DALEX
DALEX copied to clipboard
Error when examining aggregated SHAP values in R using tidymodels
I have trained and fitted a C5.0 model with adaptive boosting to predict a binary outcome. This was performed using tidymodels and the parsnip package.
I am now trying to evaluate the model in more detail using DALEX and DALEXtra.
The outcome variable is "yes/no" so I have converted these to binary "1/0". I have created an explainer using the following code with the DALEXtra package:
explain_c50 <-
explain_tidymodels(model = c5_final_fit,
data = final_data_test,
y = y_test,
verbose = F)
I have also created an explainer using only the DALEX package, and encounter the exact same issue:
custom_predict <- function(object, newdata) {
pred <-
predict(object, newdata, type = 'prob')[1] %>%
pull(.pred_F)
return(pred)
}
DALEX_explainerTest <- DALEX::explain(model = c5_final_fit,
data = final_data_test,
predict_function = custom_predict,
y = y_test,
label = "c50-train")
These run without error. However, when I try to run a command to interrogate additive SHAP values I get the following error:
DALEX::shap_aggregated(explainer = explain_c50, new_observations = final_data_test[1:10, ])

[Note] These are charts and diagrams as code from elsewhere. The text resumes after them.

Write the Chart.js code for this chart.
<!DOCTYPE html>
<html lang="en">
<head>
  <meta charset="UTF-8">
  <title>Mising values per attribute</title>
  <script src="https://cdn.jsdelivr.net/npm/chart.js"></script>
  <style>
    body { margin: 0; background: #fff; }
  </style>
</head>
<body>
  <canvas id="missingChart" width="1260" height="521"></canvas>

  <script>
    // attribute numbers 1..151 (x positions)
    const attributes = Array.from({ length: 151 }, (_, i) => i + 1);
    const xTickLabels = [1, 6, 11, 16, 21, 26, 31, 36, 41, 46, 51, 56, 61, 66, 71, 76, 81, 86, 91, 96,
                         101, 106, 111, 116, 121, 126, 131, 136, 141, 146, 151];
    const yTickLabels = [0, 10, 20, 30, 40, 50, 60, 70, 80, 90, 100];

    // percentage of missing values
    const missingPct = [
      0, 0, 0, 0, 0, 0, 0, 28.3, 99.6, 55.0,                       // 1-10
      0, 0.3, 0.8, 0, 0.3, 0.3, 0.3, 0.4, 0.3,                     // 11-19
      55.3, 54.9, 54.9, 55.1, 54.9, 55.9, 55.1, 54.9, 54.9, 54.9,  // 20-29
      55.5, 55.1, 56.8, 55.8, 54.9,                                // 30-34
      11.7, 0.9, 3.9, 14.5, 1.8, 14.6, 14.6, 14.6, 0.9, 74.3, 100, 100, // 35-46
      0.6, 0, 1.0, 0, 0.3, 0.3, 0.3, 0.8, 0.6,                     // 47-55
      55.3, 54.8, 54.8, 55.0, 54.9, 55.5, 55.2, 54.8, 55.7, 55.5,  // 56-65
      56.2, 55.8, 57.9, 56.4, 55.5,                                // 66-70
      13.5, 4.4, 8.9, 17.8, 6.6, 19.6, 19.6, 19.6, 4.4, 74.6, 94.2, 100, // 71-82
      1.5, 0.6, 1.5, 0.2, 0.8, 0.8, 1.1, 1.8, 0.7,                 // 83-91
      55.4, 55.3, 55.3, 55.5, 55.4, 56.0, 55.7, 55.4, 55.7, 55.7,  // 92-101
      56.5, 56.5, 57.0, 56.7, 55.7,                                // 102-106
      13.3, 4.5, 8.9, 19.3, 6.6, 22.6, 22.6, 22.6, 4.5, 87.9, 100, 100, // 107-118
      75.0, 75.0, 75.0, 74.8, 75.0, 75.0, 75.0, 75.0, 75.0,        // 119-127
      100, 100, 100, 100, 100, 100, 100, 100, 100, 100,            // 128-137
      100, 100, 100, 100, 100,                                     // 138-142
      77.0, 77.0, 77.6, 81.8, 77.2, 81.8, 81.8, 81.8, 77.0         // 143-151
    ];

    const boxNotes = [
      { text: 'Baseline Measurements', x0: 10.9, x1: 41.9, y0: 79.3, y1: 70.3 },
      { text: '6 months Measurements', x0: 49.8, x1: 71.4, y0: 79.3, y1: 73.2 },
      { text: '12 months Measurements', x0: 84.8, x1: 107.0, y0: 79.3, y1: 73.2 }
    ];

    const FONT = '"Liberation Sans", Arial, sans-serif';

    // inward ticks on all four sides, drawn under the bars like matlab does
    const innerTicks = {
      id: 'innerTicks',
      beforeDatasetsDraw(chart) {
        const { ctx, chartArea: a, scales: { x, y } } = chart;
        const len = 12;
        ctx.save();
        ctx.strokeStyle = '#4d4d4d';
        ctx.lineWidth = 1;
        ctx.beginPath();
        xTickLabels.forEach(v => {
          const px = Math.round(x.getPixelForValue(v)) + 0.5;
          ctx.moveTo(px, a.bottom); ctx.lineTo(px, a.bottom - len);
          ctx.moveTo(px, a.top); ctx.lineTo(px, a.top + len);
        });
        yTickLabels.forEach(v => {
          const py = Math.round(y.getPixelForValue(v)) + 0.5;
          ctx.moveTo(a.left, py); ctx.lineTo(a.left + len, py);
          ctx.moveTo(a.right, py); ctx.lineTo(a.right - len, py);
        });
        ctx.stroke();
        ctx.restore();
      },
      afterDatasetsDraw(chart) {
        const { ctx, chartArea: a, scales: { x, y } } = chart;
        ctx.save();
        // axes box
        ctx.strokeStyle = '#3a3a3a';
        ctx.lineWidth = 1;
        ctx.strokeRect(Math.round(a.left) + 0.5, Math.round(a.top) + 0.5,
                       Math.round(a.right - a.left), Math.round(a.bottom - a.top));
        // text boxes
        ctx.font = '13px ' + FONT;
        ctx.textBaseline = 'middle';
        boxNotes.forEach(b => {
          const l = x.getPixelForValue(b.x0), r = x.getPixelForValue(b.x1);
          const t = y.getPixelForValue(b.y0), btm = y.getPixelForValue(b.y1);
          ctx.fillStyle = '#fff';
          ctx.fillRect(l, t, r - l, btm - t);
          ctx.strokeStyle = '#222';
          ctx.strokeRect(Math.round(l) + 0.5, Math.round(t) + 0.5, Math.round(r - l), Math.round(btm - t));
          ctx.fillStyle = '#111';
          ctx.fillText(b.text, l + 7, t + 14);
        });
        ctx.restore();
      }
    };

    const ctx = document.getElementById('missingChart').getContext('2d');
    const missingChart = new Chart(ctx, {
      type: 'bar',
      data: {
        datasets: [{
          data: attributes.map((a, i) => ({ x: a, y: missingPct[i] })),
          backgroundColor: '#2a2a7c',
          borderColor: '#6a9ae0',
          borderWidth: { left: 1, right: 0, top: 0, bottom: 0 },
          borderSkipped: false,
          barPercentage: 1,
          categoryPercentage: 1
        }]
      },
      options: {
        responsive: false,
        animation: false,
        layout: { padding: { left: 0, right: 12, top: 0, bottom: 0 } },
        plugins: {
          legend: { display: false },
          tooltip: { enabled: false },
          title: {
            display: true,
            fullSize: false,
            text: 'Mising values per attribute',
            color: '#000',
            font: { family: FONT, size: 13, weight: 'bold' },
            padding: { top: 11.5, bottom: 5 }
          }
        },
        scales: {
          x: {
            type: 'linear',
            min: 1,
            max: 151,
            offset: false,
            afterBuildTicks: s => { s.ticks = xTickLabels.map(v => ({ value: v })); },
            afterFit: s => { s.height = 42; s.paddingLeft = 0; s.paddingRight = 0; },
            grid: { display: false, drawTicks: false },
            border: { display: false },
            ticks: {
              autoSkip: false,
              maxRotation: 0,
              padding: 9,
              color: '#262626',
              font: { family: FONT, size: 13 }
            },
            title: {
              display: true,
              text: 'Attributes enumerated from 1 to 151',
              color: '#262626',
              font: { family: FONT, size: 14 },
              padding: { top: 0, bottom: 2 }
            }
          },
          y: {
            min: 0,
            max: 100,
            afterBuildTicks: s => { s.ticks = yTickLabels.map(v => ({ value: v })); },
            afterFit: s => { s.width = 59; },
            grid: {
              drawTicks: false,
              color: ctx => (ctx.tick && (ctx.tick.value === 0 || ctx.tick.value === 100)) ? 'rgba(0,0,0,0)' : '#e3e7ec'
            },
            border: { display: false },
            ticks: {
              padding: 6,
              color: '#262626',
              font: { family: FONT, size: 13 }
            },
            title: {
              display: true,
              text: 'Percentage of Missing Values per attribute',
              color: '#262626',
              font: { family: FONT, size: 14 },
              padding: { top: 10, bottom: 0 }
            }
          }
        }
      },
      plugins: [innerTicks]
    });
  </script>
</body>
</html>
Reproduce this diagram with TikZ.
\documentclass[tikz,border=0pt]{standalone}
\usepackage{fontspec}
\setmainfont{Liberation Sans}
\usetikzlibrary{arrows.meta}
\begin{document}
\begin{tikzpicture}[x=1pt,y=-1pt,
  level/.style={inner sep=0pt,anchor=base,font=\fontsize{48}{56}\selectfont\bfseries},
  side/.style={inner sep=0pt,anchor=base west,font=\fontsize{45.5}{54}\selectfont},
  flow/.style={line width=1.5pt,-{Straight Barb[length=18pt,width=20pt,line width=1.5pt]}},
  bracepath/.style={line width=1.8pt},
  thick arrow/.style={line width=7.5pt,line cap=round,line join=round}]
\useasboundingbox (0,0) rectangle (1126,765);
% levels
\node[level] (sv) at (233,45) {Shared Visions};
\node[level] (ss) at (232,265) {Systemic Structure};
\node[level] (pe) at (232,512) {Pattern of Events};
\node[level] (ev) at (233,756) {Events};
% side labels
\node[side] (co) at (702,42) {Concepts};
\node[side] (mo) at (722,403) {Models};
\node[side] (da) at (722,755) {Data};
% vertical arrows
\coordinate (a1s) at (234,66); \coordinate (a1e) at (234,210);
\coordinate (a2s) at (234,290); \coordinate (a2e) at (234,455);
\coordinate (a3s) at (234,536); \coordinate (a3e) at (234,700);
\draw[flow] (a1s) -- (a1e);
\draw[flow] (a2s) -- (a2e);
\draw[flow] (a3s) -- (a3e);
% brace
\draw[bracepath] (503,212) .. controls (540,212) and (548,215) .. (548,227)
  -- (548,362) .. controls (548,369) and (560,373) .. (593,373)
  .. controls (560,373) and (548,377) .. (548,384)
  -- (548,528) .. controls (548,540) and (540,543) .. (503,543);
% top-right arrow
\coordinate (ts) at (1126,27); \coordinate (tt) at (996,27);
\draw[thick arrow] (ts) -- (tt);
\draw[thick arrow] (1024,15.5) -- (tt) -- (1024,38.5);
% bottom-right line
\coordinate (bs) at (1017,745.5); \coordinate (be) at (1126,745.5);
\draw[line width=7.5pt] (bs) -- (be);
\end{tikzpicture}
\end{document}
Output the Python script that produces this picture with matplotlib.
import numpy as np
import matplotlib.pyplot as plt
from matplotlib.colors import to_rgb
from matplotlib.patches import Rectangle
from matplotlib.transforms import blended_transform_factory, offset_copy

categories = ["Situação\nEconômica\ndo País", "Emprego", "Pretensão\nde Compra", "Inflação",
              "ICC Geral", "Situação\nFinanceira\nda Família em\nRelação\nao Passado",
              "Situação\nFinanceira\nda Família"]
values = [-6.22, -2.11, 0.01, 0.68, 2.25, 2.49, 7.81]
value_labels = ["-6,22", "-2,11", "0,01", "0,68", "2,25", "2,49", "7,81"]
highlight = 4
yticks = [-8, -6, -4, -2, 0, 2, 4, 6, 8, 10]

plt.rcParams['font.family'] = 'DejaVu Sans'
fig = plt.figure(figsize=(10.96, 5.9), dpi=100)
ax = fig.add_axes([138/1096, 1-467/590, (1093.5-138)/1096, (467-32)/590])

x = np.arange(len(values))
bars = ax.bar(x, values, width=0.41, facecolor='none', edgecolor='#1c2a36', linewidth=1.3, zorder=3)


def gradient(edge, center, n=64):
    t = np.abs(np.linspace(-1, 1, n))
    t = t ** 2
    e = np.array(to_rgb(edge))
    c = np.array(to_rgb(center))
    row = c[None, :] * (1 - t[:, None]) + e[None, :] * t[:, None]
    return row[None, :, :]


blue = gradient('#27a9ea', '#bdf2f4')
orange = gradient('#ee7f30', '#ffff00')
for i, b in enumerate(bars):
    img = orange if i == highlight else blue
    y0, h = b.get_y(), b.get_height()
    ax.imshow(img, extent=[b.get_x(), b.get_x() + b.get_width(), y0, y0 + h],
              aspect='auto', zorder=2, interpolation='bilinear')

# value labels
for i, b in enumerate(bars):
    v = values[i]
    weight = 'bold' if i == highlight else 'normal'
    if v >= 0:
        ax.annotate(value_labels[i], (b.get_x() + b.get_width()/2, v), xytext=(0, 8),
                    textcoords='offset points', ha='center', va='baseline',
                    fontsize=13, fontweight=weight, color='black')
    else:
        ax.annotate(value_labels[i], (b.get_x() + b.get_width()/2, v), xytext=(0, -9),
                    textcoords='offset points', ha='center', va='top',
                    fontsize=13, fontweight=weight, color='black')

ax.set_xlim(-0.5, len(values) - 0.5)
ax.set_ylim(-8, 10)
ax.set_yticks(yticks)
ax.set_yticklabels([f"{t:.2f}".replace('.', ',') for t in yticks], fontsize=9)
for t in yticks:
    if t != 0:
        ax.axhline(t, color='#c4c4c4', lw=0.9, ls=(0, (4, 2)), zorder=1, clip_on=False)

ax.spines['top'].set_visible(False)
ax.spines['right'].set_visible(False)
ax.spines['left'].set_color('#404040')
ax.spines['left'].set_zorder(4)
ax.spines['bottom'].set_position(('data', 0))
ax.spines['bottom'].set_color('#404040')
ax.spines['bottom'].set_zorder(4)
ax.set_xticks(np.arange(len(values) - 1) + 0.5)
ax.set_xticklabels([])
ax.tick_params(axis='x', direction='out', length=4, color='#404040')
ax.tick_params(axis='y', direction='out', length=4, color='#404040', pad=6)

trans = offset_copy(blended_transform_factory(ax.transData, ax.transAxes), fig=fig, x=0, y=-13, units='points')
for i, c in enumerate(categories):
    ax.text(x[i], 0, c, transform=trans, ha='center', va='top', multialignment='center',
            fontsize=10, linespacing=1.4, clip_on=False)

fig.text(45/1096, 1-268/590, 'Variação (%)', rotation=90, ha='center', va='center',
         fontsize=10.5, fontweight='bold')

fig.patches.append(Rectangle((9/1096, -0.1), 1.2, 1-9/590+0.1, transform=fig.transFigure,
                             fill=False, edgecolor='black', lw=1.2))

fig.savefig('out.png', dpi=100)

Error message is always the same, no matter what I try:
Error in `[<-.data.frame`(`*tmp*`, , candidate, value = list(pure_model_prediction = list( :
replacement element 1 is a matrix/data frame of 1 row, need 21
I have tried processing the data slightly differently, tried using the training data (rather than test), etc. The error message is always this way so I assume I am making a fairly fundamental error. I cannot understand why I am getting this error.
Does anyone reading this have any idea?
@hbaniecki I see there is an Inavalid! label added to my post. Have I posted incorrectly?
Hi, thanks for raising the issue. Invalid is meant to denote a bug / something not working as intended.
Oh I understand now. As you might guess, I am an enthusiastic amateur in this world. I am a medical doctor exploring machine learning in Critical Care. Thank you for clarifying!
@hbaniecki According to https://docs.github.com/en/issues/using-labels-and-milestones-to-track-work/managing-labels, "invalid" means that the issue/PR is no longer relevant. Maybe we can replace it by "Bug"?
Labels are described in https://github.com/ModelOriented/DALEX/labels and you can hover over them to read the description. I wouldn't change their names, even if only because it will override labels on all previous issues.
Hi @e05bf027
Thank you for raising the issue. Unfortunately, I'm afraid that without a reproducible example, I won't be able to help. I've tried to create a parsnip C5 model using some dummy dataset, and it worked without any issue both using DALEXtra and the custom function you've provided
library(parsnip)
library(tidymodels)
library(rules)
library(DALEXtra)
data <- iris
data$Species <- as.factor(ifelse(data$Species == "setosa", "yes", "no"))
model <- C5_rules(
trees = 1,
min_n = 1
) |>
set_engine("C5.0") |>
set_mode("classification") |>
fit(Species ~ ., data = data)
explain_c50 <-
explain_tidymodels(model = model,
data = data,
y = as.numeric(as.factor(data$Species)) - 1)
shap <- DALEX::shap_aggregated(explainer = explain_c50, new_observations = data[1:10, ])
custom_predict <- function(object, newdata) {
pred <-
predict(object, newdata, type = 'prob') %>%
pull(.pred_yes)
return(pred)
}
DALEX_explainerTest <- DALEX::explain(model = model,
data = data,
predict_function = custom_predict,
y = as.numeric(as.factor(data$Species)) - 1,
label = "c50-train")
DALEX::shap_aggregated(explainer = explain_c50, new_observations = data[1:10, ])
can you please provide some more details about your issue?